Here then are the constraints that I am making for FuzzyOffice:

User Load
- The system is inherently designed to support small workgroup productivity. Our sweet spot is intended to be up to 50 odd users. It may well scale better. It may well not. Stay tuned.
Data Model
- The bulk of our data will be stored in a database in a (basically) normalized database structure.
- Everything needs to be full text searchable. Everything. How to achieve that is unclear.
- Some data will exist in the file system; namely rich file objects like images, documents, etc.
Platform
- The target platform will be Apache 1.3 or later, PHP 4.2 or later (although 4.1 should work fine) and MySQL + a "data database" (clarified below)
- The supported "data" databases, those databases that store user data, will be either MySQL or Postgres. Initial support will be intentionally bound to MySQL with the introduction of an abstraction layer later in the process. Why? This approach gives working functionality sooner since I know MySQL quite well and do not have Postgres configured today. Right now I actually have real production customre data inside FuzzyOffice and implementing an abstraction layer would slow me from building the tools that I really, really need on a daily basis.
- The server platform is intended to be a relatively light load on an industry standard 1U box.
- We're targeting a cross platform browser model as much as possible. We ourselves use Windows, OSX and Linux daily.
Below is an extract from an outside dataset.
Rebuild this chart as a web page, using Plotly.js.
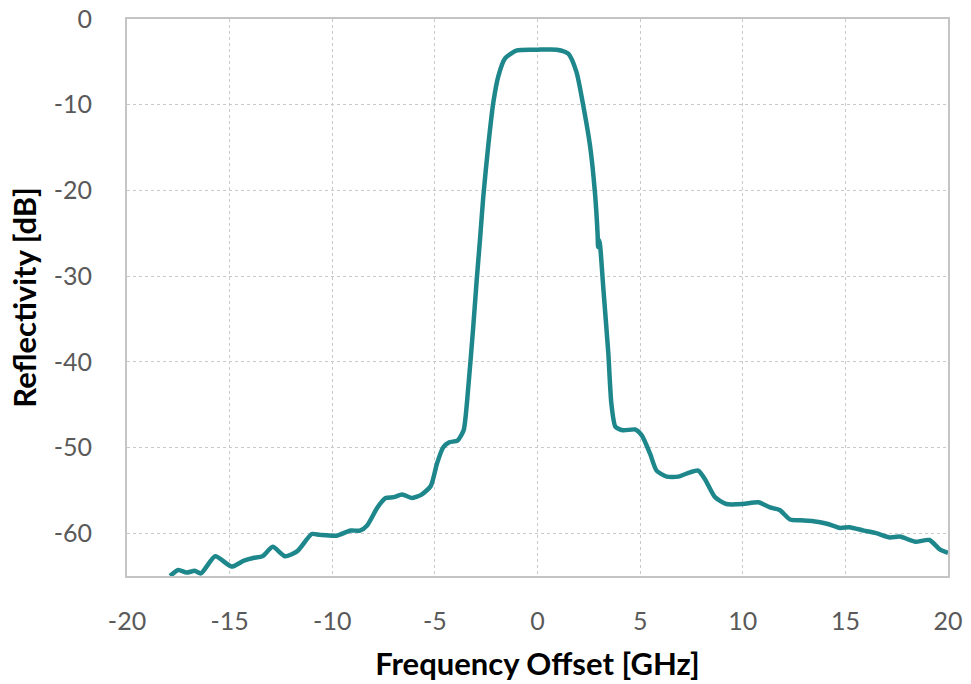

We need it for ourselves.
Installation
- It should be flexible enough for a user to install only 1 or 2 modules outside of a core module like security.
- Installation should be easy
Sharing and Privacy
- The system needs to be highly shareable yet still clearly preserve user privacy (hey just as an example we all bookmark things that we don't want others to see).
- The granularity of sharing needs to be down to the level of a single "object" (term loosely used intentionally).
- Sharing needs to be implemented thru simple urls that can be emailed or IM'd.
- Sharing needs to be supported within and across organizational lines while still preserving intellectual property
- Sharing needs to be time bound (example – This url is only good for 10 days)
Security
- This is NOT a high, high, high security application. It's not Groove.
- Still the ability to function in https mode is desired
- Security needs to function at the:
  - Application level – some users need to be denied access to an entire application
  - Content Level – Read, Write, Edit, Create levels of access are needed
  - Share Level – The ability to share content with or without passwords is needed.

NOTE: Sharing without passwords will be handled by the creation of unique, unguessable urls with a time expiration

Bookmarkability and Urls
- Things within in the system need to be bookmarkable
- Urls need to be short enough to NOT break email. None of this 80+ character long url that breaks email and IM clients
- NOTE: This will already break a lot of existing FuzzyOffice code. Sigh.
- Urls need to be predictable for authors / content owners but NOT predictable and utterly unguessable for shared content
Identity
- FuzzyOffice needs to recognize that the same person might have multiple SMTP addresses, multiple IM addresses but still represent a single identity
- FuzzyOffice needs to recognize that an external person might have multiple addresses but still be the same person. Handled via the contacts someone responding to cont
User Model
- There are two aspects to the user model: Users and Organizations
  - A user is just that – a person with a login for FuzzyOfice
  - An organization is a collection of users with a common purpose (and yes that's very, very vague)
- The user model needs to be very, very flexible to allow for users working with different people in MULTIPLE organizations
- The basic user model is that a single user can:
  - Have multiple ways of being identified
  - Belong to different "organizations"

As I write this, I realize that there is another constraint on FuzzyOffice. A significant constraint: Time. Right now there is exactly one developer on FuzzyOffice (and I'm not asking for more; just stating a fact). There are a lot of implications of time being a constraint. You'll see me make decisions that, perhaps, defy normal logic. Here's an example – I will probably just dump all development files and images into 1 honkingly large directory. Why? It makes the installation process just plain easy. There are less settings for inexperienced people to screw up and that means less technical support email.

Here's another constraint: We're already using it and extending it daily. This means that things like the data models we're using are going to be very, very rough initially and that we'll fine tune them over time. When you look at my table structures, you may well laugh. Perhaps even laugh a lot. Bear in mind that we're whipping this out and will go back and normalize stuff later. And if you think that this doesn't happen in real companies all the time then you've never worked on a deadline in a software development company. It happens all the time. We all design stuff and then start working and, ahem, flexibility happens.

Here's another constraint: Readable Code. I am far, far, far more concerned that the code be readable and extensible by non-experts than I am about perfect, optimized code. For example – if there is an if statement that could be handled by a single negative test, I'm likely to write that as an if statement with nothing in the body of the if and then an else statement where the logic exists. Why? Because negative logic can be difficult to follow.

Here's another constraint: Practicality. My ultimate goal is a system where the HTML and ALL STRINGS AND OTHER TEXT MESSAGES are cleanly isolated from the source code. This will take time. It will not be done initially. What will happen is that we'll build the application and then do it over time. This means that there will be working code significantly sooner but we will be doing "refits" along the way. So be it.

NOTE: As you can get tell from the writing in this section, it evolved over a period of days with constraints continually being added as I sought to explain (or justify) my approach.